My daughter thinks macaroni and cheese is a food group.

My partner thinks ramen and freezer burritos are acceptable meal options.

I have a collection of recipes that I am working to expand, but right now it's pretty small. And when I ask "What do you want for dinner?" the answers never come from my recipe box.

I tried making a menu planning board. I put the names of recipes we all like on cards and put the board in the kitchen. All we have to do is select and post a handful of recipe names each week. We did that once. The same dishes have been up there since around June.

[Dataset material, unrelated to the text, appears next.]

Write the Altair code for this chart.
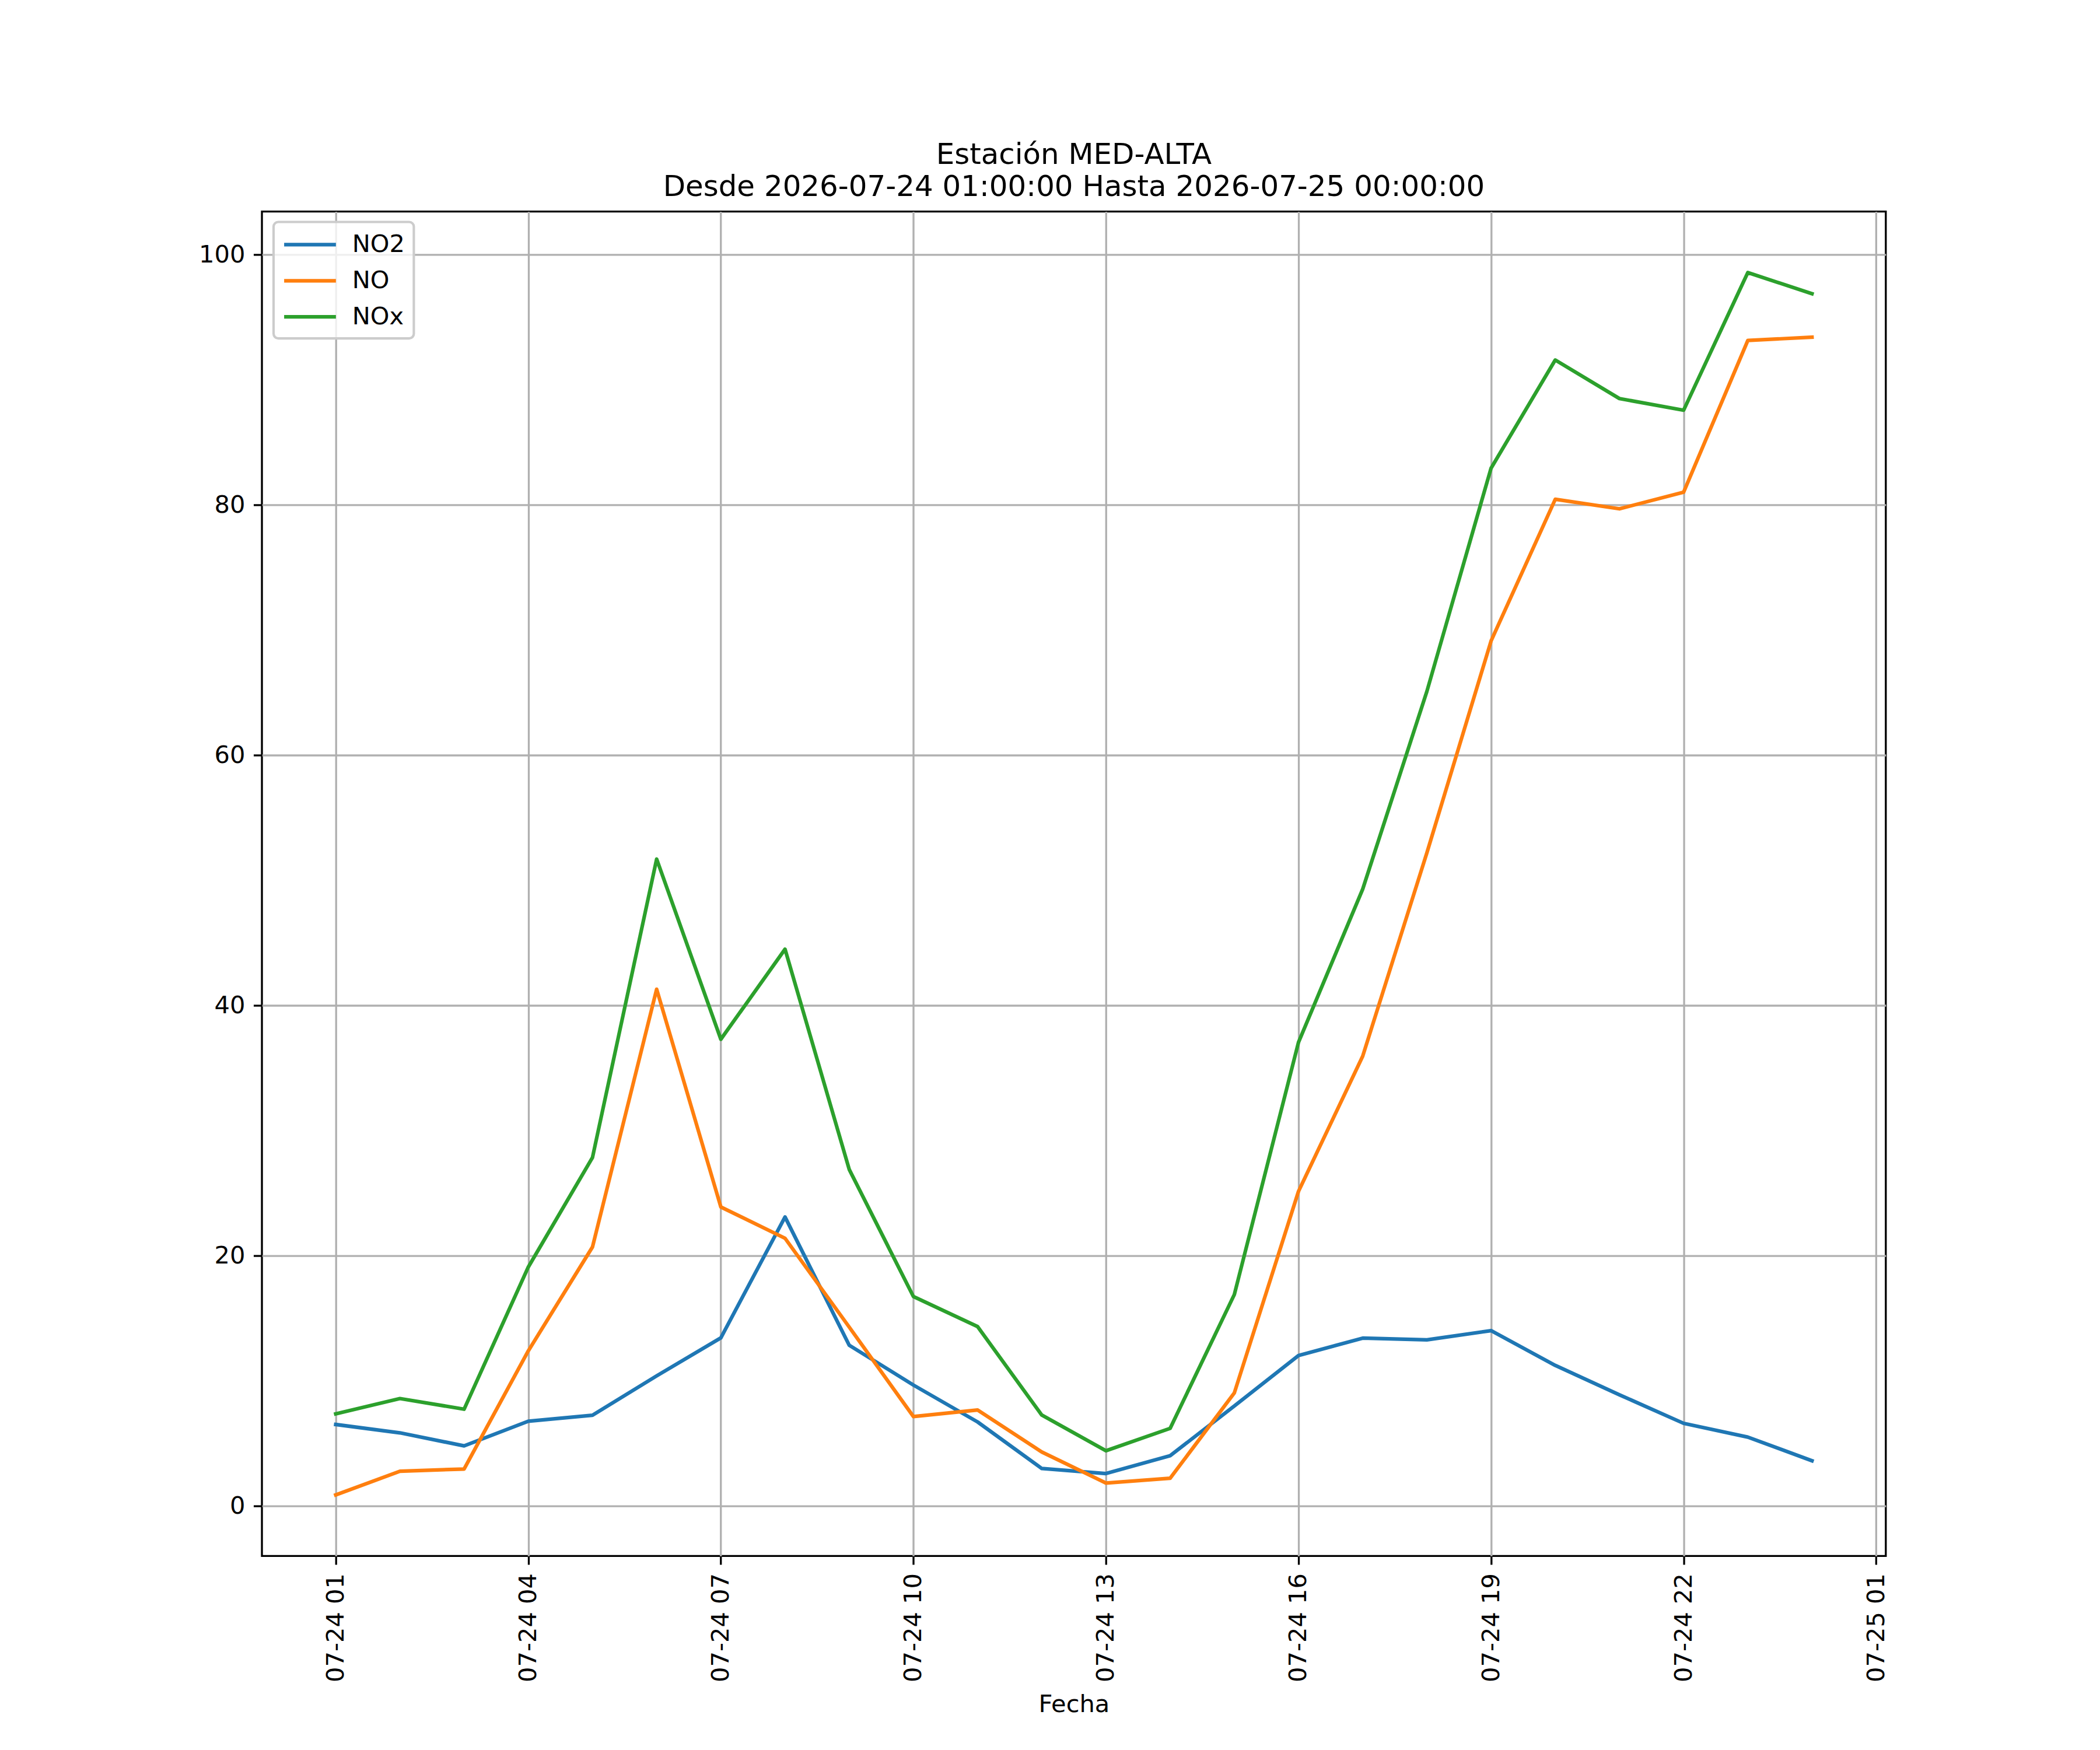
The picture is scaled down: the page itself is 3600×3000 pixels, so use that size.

I created a similar list on my phone. The names and recipes for all our standby meals are all there -- I just have to pick a few, then go to the store and buy what we need. But apparently even that is too much work.

When I lived alone, I made a pile of new recipes and planned menus around them. I shopped every two weeks, and tried out 4 or so recipes between shopping trips. I planned the menus to reduce food waste but still afford myself a little variety. I ate healthy food, dropped a few extra pounds, and felt great.

Suggesting we try a new recipe to this crowd is about as popular as suggesting we play a fun new game called Russian roulette. Even when I promise we can go to Sonic if it sucks.

I am not completely innocent here. I hate going to the grocery store so very much that usually I buy whatever we used the week before, toss in some healthyish junk food for Anya to nosh on, and call it done. So my pantry remains full of pasta and tomato sauce that I don't want to eat.

I need to get a handle on this before Kai is old enough to grab snacks on his own, or it'll be anarchy around here.